Hugo’s profound impact on the University went well beyond his service as its 11th president from 1993 to 2000. A member of the University community for nearly three decades, he most recently served as the Charles L. Hutchinson Distinguished Service Professor Emeritus in the Kenneth C. Griffin Department of Economics. He was a beloved mentor and scholar who continued to teach undergraduate and graduate courses, having made original contributions on questions of multimarket demand and supply functions in economics.
As president, Hugo provided visionary leadership during a transformational period for the University. He helped strengthen the recruitment of faculty and students and made tremendous strides in fundraising. Very importantly, he initiated a vital expansion of the College. This was controversial at the time, but has proven to be a critical component of the evolution of the College and its capacity to reinforce and expand upon the enduring values and approach to education of the College and University. He devoted substantial energy to much-needed improvements in the quality of campus life, working closely with Dean of the College John W. Boyer. Hugo’s tireless work led to substantial improvements during his time as president, and set the stage for many of the advances the University has made in the decades since. He was a leader of foresight whose achievements will be remembered with deep respect.
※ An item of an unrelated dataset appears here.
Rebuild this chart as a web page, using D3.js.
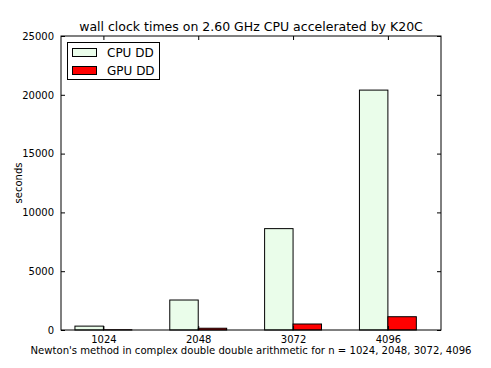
<!DOCTYPE html>
<html>
<head>
<meta charset="utf-8">
<script src="https://cdnjs.cloudflare.com/ajax/libs/d3/7.8.5/d3.min.js"></script>
<style>
  body { margin: 0; background: #fff; }
  svg text { font-family: "DejaVu Sans", sans-serif; fill: #000; }
</style>
</head>
<body>
<div id="vis"></div>
<script>
// data
const sizes = ["1024", "2048", "3072", "4096"];
const cpuTimes = [330, 2550, 8620, 20400];
const gpuTimes = [20, 150, 510, 1130];
const seriesNames = ["CPU DD", "GPU DD"];
const yTicks = [0, 5000, 10000, 15000, 20000, 25000];

const FRAME_WIDTH = 491;
const FRAME_HEIGHT = 368;
const MARGINS = {left: 61, right: 50, top: 36, bottom: 38};
const BAR_W = 0.3;
const CPU_FILL = "#eafdea";
const GPU_FILL = "#ff0000";

const svg = d3.select("#vis")
  .append("svg")
  .attr("width", FRAME_WIDTH)
  .attr("height", FRAME_HEIGHT);

const xScale = d3.scaleLinear()
  .domain([-0.147, 3.86])
  .range([MARGINS.left, FRAME_WIDTH - MARGINS.right]);

const yScale = d3.scaleLinear()
  .domain([0, 25000])
  .range([FRAME_HEIGHT - MARGINS.bottom, MARGINS.top]);

const x0 = MARGINS.left, x1 = FRAME_WIDTH - MARGINS.right;
const y0 = FRAME_HEIGHT - MARGINS.bottom, y1 = MARGINS.top;

// bars
const g = svg.append("g");
g.selectAll("rect.cpu")
  .data(cpuTimes)
  .enter()
  .append("rect")
  .attr("class", "cpu")
  .attr("x", (d, i) => xScale(i))
  .attr("y", d => yScale(d))
  .attr("width", xScale(BAR_W) - xScale(0))
  .attr("height", d => yScale(0) - yScale(d))
  .attr("fill", CPU_FILL)
  .attr("stroke", "#000")
  .attr("stroke-width", 1);

g.selectAll("rect.gpu")
  .data(gpuTimes)
  .enter()
  .append("rect")
  .attr("class", "gpu")
  .attr("x", (d, i) => xScale(i + BAR_W))
  .attr("y", d => yScale(d))
  .attr("width", xScale(BAR_W) - xScale(0))
  .attr("height", d => yScale(0) - yScale(d))
  .attr("fill", GPU_FILL)
  .attr("stroke", "#000")
  .attr("stroke-width", 1);

// axes, matplotlib style ticks pointing inward
const tickPos = sizes.map((s, i) => i + BAR_W);

svg.append("g")
  .attr("transform", `translate(0, ${y0})`)
  .call(d3.axisBottom(xScale).tickValues(tickPos).tickFormat((d, i) => sizes[i]).tickSizeInner(-4).tickSizeOuter(0).tickPadding(6))
  .call(a => a.select(".domain").remove())
  .selectAll("text").attr("font-size", "10px");

svg.append("g")
  .attr("transform", `translate(0, ${y1})`)
  .call(d3.axisTop(xScale).tickValues(tickPos).tickFormat("").tickSizeInner(-4).tickSizeOuter(0))
  .call(a => a.select(".domain").remove());

svg.append("g")
  .attr("transform", `translate(${x0}, 0)`)
  .call(d3.axisLeft(yScale).tickValues(yTicks).tickFormat(d3.format("d")).tickSizeInner(-4).tickSizeOuter(0).tickPadding(7))
  .call(a => a.select(".domain").remove())
  .selectAll("text").attr("font-size", "10px");

svg.append("g")
  .attr("transform", `translate(${x1}, 0)`)
  .call(d3.axisRight(yScale).tickValues(yTicks).tickFormat("").tickSizeInner(-4).tickSizeOuter(0))
  .call(a => a.select(".domain").remove());

svg.selectAll(".tick line").attr("stroke", "#000");
svg.selectAll(".tick text").attr("font-family", "DejaVu Sans, sans-serif").attr("fill", "#000");

// frame
svg.append("rect")
  .attr("x", x0)
  .attr("y", y1)
  .attr("width", x1 - x0)
  .attr("height", y0 - y1)
  .attr("fill", "none")
  .attr("stroke", "#000")
  .attr("stroke-width", 1);

// title and labels
svg.append("text")
  .attr("x", (x0 + x1) / 2)
  .attr("y", 31)
  .attr("text-anchor", "middle")
  .attr("font-size", "12.5px")
  .text("wall clock times on 2.60 GHz CPU accelerated by K20C");

svg.append("text")
  .attr("x", (x0 + x1) / 2)
  .attr("y", 354)
  .attr("text-anchor", "middle")
  .attr("font-size", "10.1px")
  .text("Newton's method in complex double double arithmetic for n = 1024, 2048, 3072, 4096");

svg.append("text")
  .attr("transform", `translate(22, ${(y0 + y1) / 2}) rotate(-90)`)
  .attr("text-anchor", "middle")
  .attr("font-size", "10px")
  .text("seconds");

// legend
const legend = svg.append("g");
legend.append("rect")
  .attr("x", 67.5)
  .attr("y", 42.5)
  .attr("width", 92)
  .attr("height", 37)
  .attr("fill", "#fff")
  .attr("stroke", "#000")
  .attr("stroke-width", 1);

const fills = [CPU_FILL, GPU_FILL];
seriesNames.forEach((name, i) => {
  legend.append("rect")
    .attr("x", 72.5)
    .attr("y", 48.5 + i * 18)
    .attr("width", 24)
    .attr("height", 8)
    .attr("fill", fills[i])
    .attr("stroke", "#000")
    .attr("stroke-width", 1);
  legend.append("text")
    .attr("x", 107)
    .attr("y", 57 + i * 18)
    .attr("font-size", "12px")
    .text(name);
});
</script>
</body>
</html>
During Hugo’s tenure, the University completed an important capital campaign—the largest in its history at the time. He also instituted the first campus master-planning process in 30 years, which led to the eventual construction of the Gerald Ratner Athletics Center, the Harper Center of what is now the Booth School of Business, and the Max Palevsky Residential Commons for College students. Some of Hugo’s proposals led to spirited debate on campus, including plans to enlarge the size of the College, expand study abroad opportunities, and update the Core curriculum while retaining its vital place in undergraduate life. Hugo knew that some of these initiatives could be challenging for the University community, but time has proven that they greatly benefitted the University over the long term.
Hugo received a Ph.D. in economics from Purdue University in 1964, and served in the economics faculties of the University of Minnesota, the University of Massachusetts, Northwestern University, and Princeton University. He was a faculty member and dean of the School of Arts and Sciences at the University of Pennsylvania from 1988 to 1991, and provost of Princeton from 1991 to 1993. He was an honorary trustee of the University of Chicago and a member of the Board of Trustees of the University of Rochester. He was a member of the National Academy of Sciences, a fellow of the American Academy of Arts and Sciences, a member of the American Philosophical Society, and a Distinguished Fellow of the American Economic Association.
Hugo is survived by his wife, Elizabeth Gunn Sonnenschein, their three daughters, and five grandchildren.
We will share further information in the near future on a memorial service and other plans to celebrate Hugo’s life. Please join us in sharing our sympathy for his family, and for his many colleagues and friends at the University of Chicago and around the world.